La preuve ? Après avoir investigué pendant plusieurs mois en enquête préliminaire – c'est-à-dire hors de toute possibilité d'intervention de la défense – puis après avoir innové dans cette même procédure en portant en juillet 2009 le dossier à la connaissance des avocats des mis en cause et en leur suggérant de présenter leurs observations, M. Marin suggère finalement d'abandonner les poursuites.

SOUDAINE BIENVEILLANCE

Sans doute même devrait-on y voir la démonstration que cette procédure d'enquête préliminaire, dont le procureur de Paris est un farouche partisan, vaut bien mieux que des années d'instruction dans le cabinet d'un juge, un procès public et, au bout, une éventuelle relaxe. Plus rapide, plus efficace, moins dommageable pour l'honneur des mis en cause.

On pourrait enfin se féliciter des conclusions d'une enquête qui interviennent juste à temps pour permettre à M. Dray, vice-président du conseil régional d'Ile-de-France, de retrouver sa place de tête de liste dans l'Essonne à quelques semaines des élections régionales, comme semblent l'indiquer les premières réactions des dirigeants PS.

Tout cela serait vrai si une telle décision n'était entachée d'aucun doute sur les motivations réelles de cette soudaine bienveillance.
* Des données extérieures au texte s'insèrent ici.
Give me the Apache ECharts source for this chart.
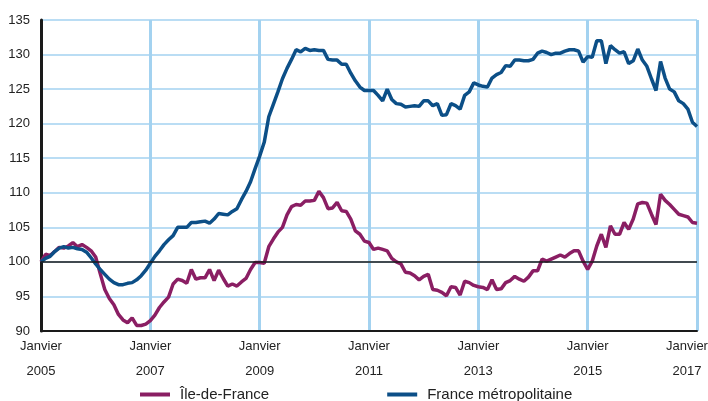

Or, comment ne pas en avoir dans une affaire qui, de bout en bout, a été gérée "en opportunité" par le parquet ?

Opportunité dans le choix de la procédure; opportunité dans les fuites régulières distillées par le pouvoir sur le contenu d'investigations accablantes sur le train de vie de Julien Dray.

Des fuites qui indignaient à juste titre le député socialiste et l'ont conduit à obtenir la condamnation des journaux – dont Le Monde – et ont surtout mise à mal la solidarité du PS à l'égard d'un élu à l'image devenue encombrante.